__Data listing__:
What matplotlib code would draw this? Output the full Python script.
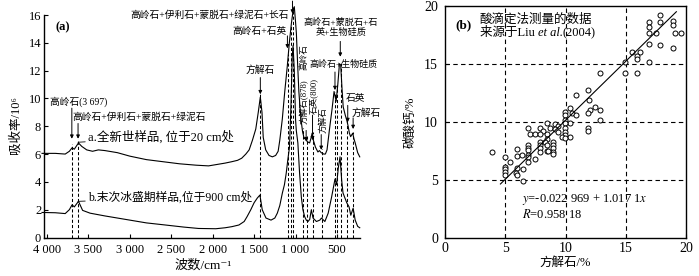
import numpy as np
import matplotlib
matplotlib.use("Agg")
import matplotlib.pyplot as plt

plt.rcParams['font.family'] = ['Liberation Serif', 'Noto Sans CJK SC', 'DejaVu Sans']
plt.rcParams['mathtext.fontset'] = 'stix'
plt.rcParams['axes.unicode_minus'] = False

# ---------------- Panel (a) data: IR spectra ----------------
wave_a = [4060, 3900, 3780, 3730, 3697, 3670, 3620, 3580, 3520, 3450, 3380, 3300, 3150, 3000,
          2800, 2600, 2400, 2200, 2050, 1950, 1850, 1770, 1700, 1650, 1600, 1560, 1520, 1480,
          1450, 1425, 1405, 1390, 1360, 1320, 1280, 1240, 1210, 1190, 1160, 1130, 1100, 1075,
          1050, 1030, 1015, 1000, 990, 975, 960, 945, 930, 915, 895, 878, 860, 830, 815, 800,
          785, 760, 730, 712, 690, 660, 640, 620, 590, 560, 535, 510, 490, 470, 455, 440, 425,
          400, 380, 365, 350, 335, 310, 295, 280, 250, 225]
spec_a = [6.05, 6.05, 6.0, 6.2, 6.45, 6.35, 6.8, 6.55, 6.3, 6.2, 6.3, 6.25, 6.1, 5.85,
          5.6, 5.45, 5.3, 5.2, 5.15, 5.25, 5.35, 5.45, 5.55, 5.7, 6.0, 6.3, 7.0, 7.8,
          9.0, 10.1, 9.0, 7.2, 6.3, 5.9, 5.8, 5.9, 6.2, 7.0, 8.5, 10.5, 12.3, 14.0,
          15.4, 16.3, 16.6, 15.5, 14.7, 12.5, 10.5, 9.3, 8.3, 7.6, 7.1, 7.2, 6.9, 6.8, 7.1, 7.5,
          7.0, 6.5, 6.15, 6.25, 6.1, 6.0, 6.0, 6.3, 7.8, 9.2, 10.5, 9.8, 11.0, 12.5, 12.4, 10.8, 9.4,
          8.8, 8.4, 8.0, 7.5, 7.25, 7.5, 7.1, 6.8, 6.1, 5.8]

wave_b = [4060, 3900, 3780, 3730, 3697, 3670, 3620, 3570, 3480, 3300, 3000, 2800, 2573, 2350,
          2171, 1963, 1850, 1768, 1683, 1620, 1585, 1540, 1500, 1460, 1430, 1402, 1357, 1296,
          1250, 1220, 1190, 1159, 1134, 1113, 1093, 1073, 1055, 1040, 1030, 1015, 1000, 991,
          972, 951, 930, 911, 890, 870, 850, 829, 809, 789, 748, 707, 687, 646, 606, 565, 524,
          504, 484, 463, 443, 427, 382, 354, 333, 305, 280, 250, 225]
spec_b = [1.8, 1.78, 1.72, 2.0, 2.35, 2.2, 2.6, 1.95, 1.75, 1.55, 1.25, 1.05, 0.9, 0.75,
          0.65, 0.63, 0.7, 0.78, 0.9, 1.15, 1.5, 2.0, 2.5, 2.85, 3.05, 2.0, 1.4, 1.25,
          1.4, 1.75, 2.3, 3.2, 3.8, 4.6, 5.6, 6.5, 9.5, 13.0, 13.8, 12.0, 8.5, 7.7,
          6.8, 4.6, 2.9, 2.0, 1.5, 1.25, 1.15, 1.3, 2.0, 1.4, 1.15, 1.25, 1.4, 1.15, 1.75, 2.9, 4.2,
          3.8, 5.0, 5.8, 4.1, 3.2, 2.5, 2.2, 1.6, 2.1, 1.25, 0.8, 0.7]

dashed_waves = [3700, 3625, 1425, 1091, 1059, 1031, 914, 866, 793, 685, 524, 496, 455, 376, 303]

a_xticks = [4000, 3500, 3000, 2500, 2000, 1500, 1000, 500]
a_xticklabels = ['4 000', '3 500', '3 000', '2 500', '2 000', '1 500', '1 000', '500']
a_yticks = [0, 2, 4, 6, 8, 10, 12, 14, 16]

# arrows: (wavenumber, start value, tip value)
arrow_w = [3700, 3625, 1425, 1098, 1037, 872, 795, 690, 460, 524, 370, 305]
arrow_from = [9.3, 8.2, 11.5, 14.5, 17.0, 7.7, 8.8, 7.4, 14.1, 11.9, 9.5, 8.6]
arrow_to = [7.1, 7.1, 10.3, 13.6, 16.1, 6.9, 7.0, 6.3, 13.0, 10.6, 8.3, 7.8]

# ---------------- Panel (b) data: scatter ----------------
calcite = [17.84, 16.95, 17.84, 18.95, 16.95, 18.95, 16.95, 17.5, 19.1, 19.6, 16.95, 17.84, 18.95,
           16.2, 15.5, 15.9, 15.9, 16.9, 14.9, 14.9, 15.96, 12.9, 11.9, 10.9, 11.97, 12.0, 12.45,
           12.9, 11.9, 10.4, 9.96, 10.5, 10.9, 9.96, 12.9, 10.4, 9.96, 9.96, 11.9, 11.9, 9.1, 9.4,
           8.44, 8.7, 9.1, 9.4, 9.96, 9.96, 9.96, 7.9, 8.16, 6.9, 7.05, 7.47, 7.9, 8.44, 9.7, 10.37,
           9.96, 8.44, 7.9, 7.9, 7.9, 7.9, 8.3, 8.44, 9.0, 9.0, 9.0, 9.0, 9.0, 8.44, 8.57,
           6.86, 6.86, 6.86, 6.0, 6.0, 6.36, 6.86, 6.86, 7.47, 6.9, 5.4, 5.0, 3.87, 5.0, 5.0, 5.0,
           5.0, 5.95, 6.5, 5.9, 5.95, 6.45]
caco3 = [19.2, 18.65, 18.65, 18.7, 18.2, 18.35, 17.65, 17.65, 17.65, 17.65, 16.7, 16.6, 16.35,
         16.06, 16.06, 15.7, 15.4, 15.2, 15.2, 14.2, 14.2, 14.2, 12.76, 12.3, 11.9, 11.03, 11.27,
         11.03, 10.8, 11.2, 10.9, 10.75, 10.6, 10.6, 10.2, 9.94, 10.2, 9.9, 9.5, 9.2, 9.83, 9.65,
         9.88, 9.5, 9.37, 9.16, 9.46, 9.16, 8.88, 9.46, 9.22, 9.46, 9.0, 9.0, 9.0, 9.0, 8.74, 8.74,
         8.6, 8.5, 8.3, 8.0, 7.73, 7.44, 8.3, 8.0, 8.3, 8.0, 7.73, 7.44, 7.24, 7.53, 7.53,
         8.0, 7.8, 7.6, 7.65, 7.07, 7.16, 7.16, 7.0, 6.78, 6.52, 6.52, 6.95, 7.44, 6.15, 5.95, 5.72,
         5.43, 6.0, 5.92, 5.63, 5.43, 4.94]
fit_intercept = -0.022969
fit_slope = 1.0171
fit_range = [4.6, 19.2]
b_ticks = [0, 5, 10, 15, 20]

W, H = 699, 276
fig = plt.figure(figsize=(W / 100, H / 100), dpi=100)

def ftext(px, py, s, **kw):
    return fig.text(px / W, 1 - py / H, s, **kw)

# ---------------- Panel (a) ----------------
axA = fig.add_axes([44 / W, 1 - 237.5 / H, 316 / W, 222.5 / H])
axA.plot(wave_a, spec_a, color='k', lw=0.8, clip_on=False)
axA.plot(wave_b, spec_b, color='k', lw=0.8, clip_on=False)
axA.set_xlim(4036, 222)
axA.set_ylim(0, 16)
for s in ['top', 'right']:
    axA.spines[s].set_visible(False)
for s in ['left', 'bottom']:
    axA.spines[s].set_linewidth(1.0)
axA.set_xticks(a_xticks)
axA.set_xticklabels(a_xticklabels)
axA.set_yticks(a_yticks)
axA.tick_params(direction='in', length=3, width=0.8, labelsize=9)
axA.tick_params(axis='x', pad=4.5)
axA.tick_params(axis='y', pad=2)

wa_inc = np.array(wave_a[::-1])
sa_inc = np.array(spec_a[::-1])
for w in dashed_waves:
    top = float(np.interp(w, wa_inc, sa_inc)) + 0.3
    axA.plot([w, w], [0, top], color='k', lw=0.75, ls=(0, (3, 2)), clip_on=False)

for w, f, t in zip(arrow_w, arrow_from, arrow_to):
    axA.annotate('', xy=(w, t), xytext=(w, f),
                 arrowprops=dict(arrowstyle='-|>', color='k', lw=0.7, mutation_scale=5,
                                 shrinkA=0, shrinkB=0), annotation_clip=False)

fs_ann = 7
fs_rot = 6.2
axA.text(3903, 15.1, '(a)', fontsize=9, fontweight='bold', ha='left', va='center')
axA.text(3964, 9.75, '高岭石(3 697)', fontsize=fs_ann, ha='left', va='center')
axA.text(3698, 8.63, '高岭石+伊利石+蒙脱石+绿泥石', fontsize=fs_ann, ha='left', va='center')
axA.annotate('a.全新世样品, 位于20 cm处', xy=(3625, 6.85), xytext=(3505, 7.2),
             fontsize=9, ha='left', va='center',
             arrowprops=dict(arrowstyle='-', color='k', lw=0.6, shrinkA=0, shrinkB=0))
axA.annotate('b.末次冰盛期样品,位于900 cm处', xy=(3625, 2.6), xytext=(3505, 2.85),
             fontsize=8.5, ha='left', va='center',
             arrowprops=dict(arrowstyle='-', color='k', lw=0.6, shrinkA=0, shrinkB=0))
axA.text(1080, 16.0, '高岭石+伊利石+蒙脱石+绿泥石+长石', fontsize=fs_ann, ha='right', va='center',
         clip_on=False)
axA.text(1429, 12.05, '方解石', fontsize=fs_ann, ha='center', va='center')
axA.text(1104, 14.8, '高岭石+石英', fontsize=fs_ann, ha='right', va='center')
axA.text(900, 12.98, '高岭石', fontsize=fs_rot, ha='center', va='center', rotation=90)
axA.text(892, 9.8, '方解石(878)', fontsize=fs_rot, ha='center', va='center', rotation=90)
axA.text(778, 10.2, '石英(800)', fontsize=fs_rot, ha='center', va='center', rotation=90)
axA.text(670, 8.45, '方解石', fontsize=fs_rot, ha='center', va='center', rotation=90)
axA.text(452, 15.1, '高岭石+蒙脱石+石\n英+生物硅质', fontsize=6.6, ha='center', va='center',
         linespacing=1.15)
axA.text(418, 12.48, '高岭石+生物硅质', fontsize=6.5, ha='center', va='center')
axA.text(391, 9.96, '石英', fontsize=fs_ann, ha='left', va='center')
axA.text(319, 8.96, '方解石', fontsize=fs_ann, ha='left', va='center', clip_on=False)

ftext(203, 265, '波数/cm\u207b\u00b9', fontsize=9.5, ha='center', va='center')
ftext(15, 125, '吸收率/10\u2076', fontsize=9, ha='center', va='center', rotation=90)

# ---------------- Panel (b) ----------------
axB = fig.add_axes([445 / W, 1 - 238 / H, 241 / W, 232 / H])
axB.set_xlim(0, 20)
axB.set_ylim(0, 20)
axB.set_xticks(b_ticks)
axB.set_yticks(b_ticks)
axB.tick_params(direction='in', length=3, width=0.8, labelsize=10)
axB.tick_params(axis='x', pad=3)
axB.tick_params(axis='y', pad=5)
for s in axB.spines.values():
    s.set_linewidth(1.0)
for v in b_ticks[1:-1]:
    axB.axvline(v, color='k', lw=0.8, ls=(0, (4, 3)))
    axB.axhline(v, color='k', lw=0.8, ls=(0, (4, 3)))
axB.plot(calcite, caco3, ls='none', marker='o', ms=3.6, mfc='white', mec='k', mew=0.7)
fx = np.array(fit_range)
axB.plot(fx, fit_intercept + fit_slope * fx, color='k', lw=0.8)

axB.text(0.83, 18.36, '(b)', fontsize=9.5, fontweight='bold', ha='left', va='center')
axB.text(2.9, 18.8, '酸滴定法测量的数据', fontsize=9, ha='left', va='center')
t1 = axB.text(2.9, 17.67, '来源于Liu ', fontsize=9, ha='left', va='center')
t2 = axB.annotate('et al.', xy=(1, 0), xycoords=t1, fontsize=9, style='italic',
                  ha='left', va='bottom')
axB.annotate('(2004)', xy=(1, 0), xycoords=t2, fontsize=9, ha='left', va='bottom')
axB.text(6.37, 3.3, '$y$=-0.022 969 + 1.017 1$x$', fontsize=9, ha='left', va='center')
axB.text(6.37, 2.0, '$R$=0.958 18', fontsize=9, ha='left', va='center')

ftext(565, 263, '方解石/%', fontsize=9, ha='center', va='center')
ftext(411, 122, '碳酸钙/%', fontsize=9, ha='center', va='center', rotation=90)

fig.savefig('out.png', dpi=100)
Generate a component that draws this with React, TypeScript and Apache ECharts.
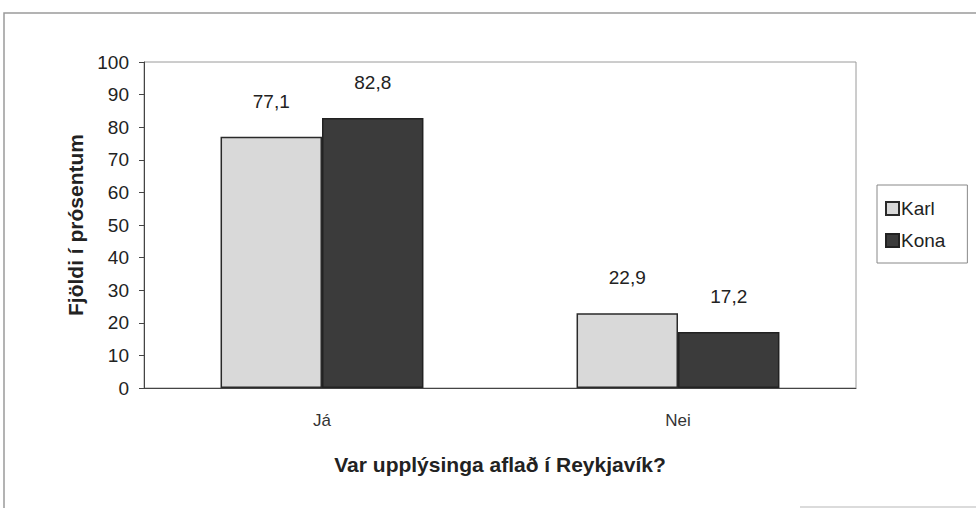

__EXERCISE__: Leave out the pictures and restate, word for word, the lines from the top of the data through the line containing "plt.rcParams['axes.unicode_minus'] = False", both included.

__SOLUTION TO THE EXERCISE__:
What matplotlib code would draw this? Output the full Python script.
import numpy as np
import matplotlib
matplotlib.use("Agg")
import matplotlib.pyplot as plt

plt.rcParams['font.family'] = ['Liberation Serif', 'Noto Sans CJK SC', 'DejaVu Sans']
plt.rcParams['mathtext.fontset'] = 'stix'
plt.rcParams['axes.unicode_minus'] = False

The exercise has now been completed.